Extractive Industries, Production Shocks and Criminality: Evidence from a Middle-Income Country
Thursday, November 12, 2015
Riverfront South/Central (Hyatt Regency Miami)
*Names in bold indicate Presenter
Extractive industries are key to development in many countries, accounting for large shares of government revenue and GDP. However, a vast and growing literature links extractive industries to conflicts and war in countries with weak institutions. This study is, to our knowledge, the first to investigate whether extractive industries can cause property and violent crime in a middle-income country. We focus on South Africa, a country with a significant mining industry and high crime levels, similar to Botswana, Brazil, and Mexico.
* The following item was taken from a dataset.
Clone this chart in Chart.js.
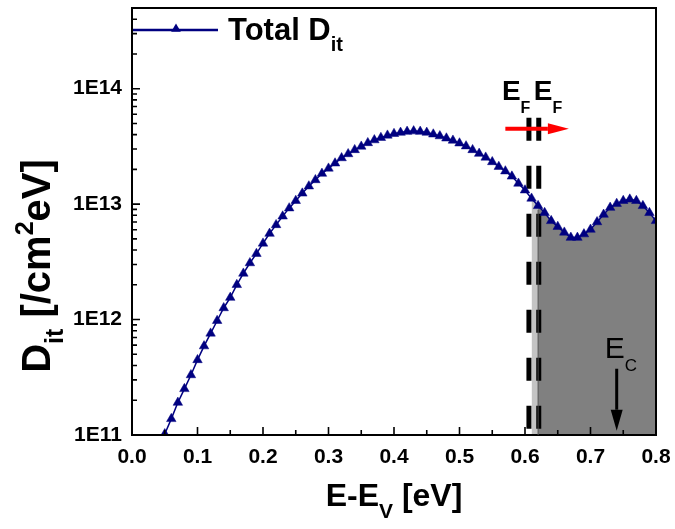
<!DOCTYPE html>
<html>
<head>
<meta charset="utf-8">
<script src="https://cdn.jsdelivr.net/npm/chart.js@4.4.1/dist/chart.umd.min.js"></script>
<style>
  html, body { margin: 0; padding: 0; background: #ffffff; }
  canvas { display: block; }
</style>
</head>
<body>
<canvas id="dit" width="675" height="529"></canvas>
<script>
// Interface trap density versus energy above the valence band edge
const energy = [
  0.04, 0.05, 0.06, 0.07, 0.08, 0.09, 0.10, 0.11, 0.12, 0.13,
  0.14, 0.15, 0.16, 0.17, 0.18, 0.19, 0.20, 0.21, 0.22, 0.23,
  0.24, 0.25, 0.26, 0.27, 0.28, 0.29, 0.30, 0.31, 0.32, 0.33,
  0.34, 0.35, 0.36, 0.37, 0.38, 0.39, 0.40, 0.41, 0.42, 0.43,
  0.44, 0.45, 0.46, 0.47, 0.48, 0.49, 0.50, 0.51, 0.52, 0.53,
  0.54, 0.55, 0.56, 0.57, 0.58, 0.59, 0.60, 0.61, 0.62, 0.63,
  0.64, 0.65, 0.66, 0.67, 0.68, 0.69, 0.70, 0.71, 0.72, 0.73,
  0.74, 0.75, 0.76, 0.77, 0.78, 0.79, 0.80
];
const totalDit = [
  7.6e10, 1.02e11, 1.38e11, 1.91e11, 2.51e11, 3.31e11, 4.47e11, 5.89e11, 7.59e11, 9.77e11,
  1.26e12, 1.55e12, 2.00e12, 2.51e12, 3.09e12, 3.72e12, 4.57e12, 5.56e12, 6.61e12, 7.85e12,
  9.23e12, 1.07e13, 1.24e13, 1.43e13, 1.62e13, 1.84e13, 2.04e13, 2.26e13, 2.51e13, 2.72e13,
  2.95e13, 3.16e13, 3.39e13, 3.59e13, 3.76e13, 3.94e13, 4.07e13, 4.17e13, 4.25e13, 4.29e13,
  4.25e13, 4.17e13, 4.03e13, 3.89e13, 3.72e13, 3.56e13, 3.37e13, 3.18e13, 2.95e13, 2.74e13,
  2.54e13, 2.32e13, 2.11e13, 1.93e13, 1.74e13, 1.51e13, 1.32e13, 1.12e13, 9.66e12, 8.41e12,
  7.16e12, 6.38e12, 5.69e12, 5.13e12, 5.13e12, 5.50e12, 6.03e12, 7.00e12, 8.13e12, 9.33e12,
  1.01e13, 1.07e13, 1.10e13, 1.07e13, 9.66e12, 8.41e12, 7.16e12
];

const xTickValues = [0.0, 0.1, 0.2, 0.3, 0.4, 0.5, 0.6, 0.7, 0.8];
const xMinorTicks = [0.05, 0.15, 0.25, 0.35, 0.45, 0.55, 0.65, 0.75];
const yTickValues = [1e11, 1e12, 1e13, 1e14];
const yMinorMantissas = [2, 3, 4, 5, 6, 7, 8, 9];
const xRange = [0, 0.8];
const yRange = [1e11, 5e14];

// Fermi level positions (dashed markers) and the shaded regions
const fermiLevels = [0.606, 0.621];
const fermiTop = 5.6e13;
const bandBetweenFermi = [0.61, 0.62];
const occupiedFrom = 0.62;
// Arrows: Fermi level shift and conduction band edge
const shiftArrow = { from: 0.570, to: 0.667, level: 4.5e13 };
const conductionBand = { at: 0.74, from: 3.75e11, to: 1.09e11 };

const NAVY = '#000080';
const FONT = '"Liberation Sans", Arial, Helvetica, sans-serif';

const curvePoints = energy.map((e, i) => ({ x: e, y: totalDit[i] }));
const bandPoints = curvePoints.filter(p => p.x >= bandBetweenFermi[0] - 1e-9 && p.x <= bandBetweenFermi[1] + 1e-9);
const occupiedPoints = curvePoints.filter(p => p.x >= occupiedFrom - 1e-9);

const fermiDatasets = fermiLevels.map(e => ({
  label: 'EF',
  data: [{ x: e, y: fermiTop }, { x: e, y: yRange[0] }],
  borderColor: '#000000',
  borderWidth: 5,
  borderDash: [23, 25],
  pointRadius: 0,
  fill: false,
  order: 2
}));

function richText(ctx, parts, x, y, align) {
  let total = 0;
  parts.forEach(p => { ctx.font = p.font; p.w = ctx.measureText(p.t).width; total += p.w; });
  let cx = align === 'center' ? x - total / 2 : x;
  ctx.textAlign = 'left';
  ctx.textBaseline = 'alphabetic';
  parts.forEach(p => { ctx.font = p.font; ctx.fillText(p.t, cx, y + (p.dy || 0)); cx += p.w; });
}

function arrow(ctx, x1, y1, x2, y2, width, headLen, headHalf, color) {
  const ang = Math.atan2(y2 - y1, x2 - x1);
  const bx = x2 - Math.cos(ang) * headLen, by = y2 - Math.sin(ang) * headLen;
  ctx.strokeStyle = color; ctx.fillStyle = color; ctx.lineWidth = width;
  ctx.beginPath(); ctx.moveTo(x1, y1); ctx.lineTo(bx, by); ctx.stroke();
  ctx.beginPath();
  ctx.moveTo(x2, y2);
  ctx.lineTo(bx + Math.sin(ang) * headHalf, by - Math.cos(ang) * headHalf);
  ctx.lineTo(bx - Math.sin(ang) * headHalf, by + Math.cos(ang) * headHalf);
  ctx.closePath(); ctx.fill();
}

const decorations = {
  id: 'decorations',
  afterDatasetsDraw(chart) {
    const ctx = chart.ctx, a = chart.chartArea;
    const xs = chart.scales.x, ys = chart.scales.y;
    ctx.save();
    // frame
    ctx.strokeStyle = '#000'; ctx.lineWidth = 2;
    ctx.strokeRect(a.left, a.top, a.right - a.left, a.bottom - a.top);
    // inward ticks
    ctx.lineWidth = 1.6;
    ctx.beginPath();
    xTickValues.forEach(v => { const px = xs.getPixelForValue(v); ctx.moveTo(px, a.bottom); ctx.lineTo(px, a.bottom - 8); });
    xMinorTicks.forEach(v => { const px = xs.getPixelForValue(v); ctx.moveTo(px, a.bottom); ctx.lineTo(px, a.bottom - 5); });
    yTickValues.forEach(v => {
      const py = ys.getPixelForValue(v); ctx.moveTo(a.left, py); ctx.lineTo(a.left + 8, py);
      yMinorMantissas.forEach(m => {
        const val = v * m;
        if (val <= yRange[1]) { const q = ys.getPixelForValue(val); ctx.moveTo(a.left, q); ctx.lineTo(a.left + 5, q); }
      });
    });
    ctx.stroke();

    // thin edge where the occupied region begins
    const occX = xs.getPixelForValue(occupiedFrom);
    ctx.strokeStyle = '#505050'; ctx.lineWidth = 1;
    ctx.beginPath();
    ctx.moveTo(occX, ys.getPixelForValue(occupiedPoints[0].y) + 4);
    ctx.lineTo(occX, a.bottom);
    ctx.stroke();

    // Fermi level shift arrow
    arrow(ctx, xs.getPixelForValue(shiftArrow.from), ys.getPixelForValue(shiftArrow.level),
          xs.getPixelForValue(shiftArrow.to), ys.getPixelForValue(shiftArrow.level), 4, 21, 5.5, '#ff0000');
    // conduction band arrow
    const cbx = xs.getPixelForValue(conductionBand.at);
    arrow(ctx, cbx, ys.getPixelForValue(conductionBand.from), cbx, ys.getPixelForValue(conductionBand.to), 3, 21, 6, '#000000');

    ctx.fillStyle = '#000';
    // E_F labels above the dashed markers
    const f0 = xs.getPixelForValue(fermiLevels[0]);
    const f1 = xs.getPixelForValue(fermiLevels[1]);
    richText(ctx, [{ t: 'E', font: 'bold 28px ' + FONT }, { t: 'F', font: 'bold 16px ' + FONT, dy: 13 }], f0 - 27, 100, 'left');
    richText(ctx, [{ t: 'E', font: 'bold 28px ' + FONT }, { t: 'F', font: 'bold 16px ' + FONT, dy: 13 }], f1 - 5, 100, 'left');
    // E_C label
    richText(ctx, [{ t: 'E', font: '30px ' + FONT }, { t: 'C', font: '17px ' + FONT, dy: 13 }], cbx - 12, 358, 'left');

    // legend
    const ly = a.top + 22;
    ctx.strokeStyle = NAVY; ctx.lineWidth = 2.5;
    ctx.beginPath(); ctx.moveTo(a.left + 1, ly); ctx.lineTo(a.left + 86, ly); ctx.stroke();
    ctx.fillStyle = NAVY;
    const tx = a.left + 44, r = 5.6;
    ctx.beginPath();
    for (let k = 0; k < 3; k++) {
      const ang = k * 2 * Math.PI / 3;
      const px = tx + Math.sin(ang) * r, py = ly - 1 - Math.cos(ang) * r;
      k === 0 ? ctx.moveTo(px, py) : ctx.lineTo(px, py);
    }
    ctx.closePath(); ctx.fill();
    ctx.fillStyle = '#000';
    richText(ctx, [{ t: 'Total D', font: 'bold 31px ' + FONT }, { t: 'it', font: 'bold 20px ' + FONT, dy: 11 }], a.left + 96, ly + 9.5, 'left');
    ctx.restore();
  },
  afterDraw(chart) {
    const ctx = chart.ctx, a = chart.chartArea;
    ctx.save();
    ctx.fillStyle = '#000';
    // x axis title
    richText(ctx, [
      { t: 'E-E', font: 'bold 32px ' + FONT },
      { t: 'V', font: 'bold 21px ' + FONT, dy: 12 },
      { t: ' [eV]', font: 'bold 32px ' + FONT }
    ], (a.left + a.right) / 2, 506, 'center');
    // y axis title
    ctx.translate(50, 266);
    ctx.rotate(-Math.PI / 2);
    richText(ctx, [
      { t: 'D', font: 'bold 40px ' + FONT },
      { t: 'it', font: 'bold 25px ' + FONT, dy: 13 },
      { t: ' [/cm', font: 'bold 40px ' + FONT },
      { t: '2', font: 'bold 25px ' + FONT, dy: -17 },
      { t: 'eV]', font: 'bold 40px ' + FONT }
    ], 0, 0, 'center');
    ctx.restore();
  }
};

// Keep the plot frame fixed: no extra room reserved for edge tick labels
function noEdgePadding(scale) {
  scale.paddingTop = 0; scale.paddingBottom = 0;
  scale.paddingLeft = 0; scale.paddingRight = 0;
}

new Chart(document.getElementById('dit'), {
  type: 'line',
  data: {
    datasets: [
      {
        label: 'Total Dit',
        data: curvePoints,
        borderColor: NAVY,
        borderWidth: 1.5,
        pointStyle: 'triangle',
        pointRadius: 5.5,
        pointBackgroundColor: NAVY,
        pointBorderColor: NAVY,
        pointBorderWidth: 0.5,
        tension: 0,
        fill: false,
        order: 1
      },
      ...fermiDatasets,
      {
        label: 'between',
        data: bandPoints,
        borderWidth: 0,
        pointRadius: 0,
        backgroundColor: '#c4c4c4',
        fill: 'start',
        order: 4
      },
      {
        label: 'occupied',
        data: occupiedPoints,
        borderWidth: 0,
        pointRadius: 0,
        backgroundColor: '#808080',
        fill: 'start',
        order: 3
      }
    ]
  },
  options: {
    responsive: false,
    animation: false,
    devicePixelRatio: 1,
    layout: { padding: { left: 0, top: 8, right: 19, bottom: 0 } },
    plugins: { legend: { display: false }, tooltip: { enabled: false } },
    scales: {
      x: {
        type: 'linear',
        min: xRange[0], max: xRange[1],
        grid: { display: false, drawTicks: false },
        border: { display: false },
        afterBuildTicks(scale) { scale.ticks = xTickValues.map(v => ({ value: v })); },
        afterFit(scale) { scale.height = 94; noEdgePadding(scale); },
        ticks: {
          autoSkip: false, maxRotation: 0, padding: 10, color: '#000',
          font: { family: FONT, size: 21, weight: 'bold' },
          callback: v => v.toFixed(1)
        }
      },
      y: {
        type: 'logarithmic',
        min: yRange[0], max: yRange[1],
        grid: { display: false, drawTicks: false },
        border: { display: false },
        afterBuildTicks(scale) { scale.ticks = yTickValues.map(v => ({ value: v })); },
        afterFit(scale) { scale.width = 132; noEdgePadding(scale); },
        ticks: {
          autoSkip: false, padding: 10, color: '#000',
          font: { family: FONT, size: 21, weight: 'bold' },
          callback: v => '1E' + Math.round(Math.log10(v))
        }
      }
    }
  },
  plugins: [decorations]
});
</script>
</body>
</html>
Our empirical strategy exploits time and geographic variation in mining, in addition to fluctuations in international mineral prices, to estimate the effect of mining activity on crime. In contrast to earlier findings on other forms of social conflict, we find that areas endowed with higher levels of natural resources show no increase in crime when a mine opens and in fact have lower crime levels when the mine is active. However, the closure of a mine leads to a large and significant increase in both property and violent crime. Subsequently, we show that the migration flows and income opportunities created by the mining industry are two important channels through which mining affects criminality. The findings illustrate that the volatile nature of the sector can be a threat to social stability and security.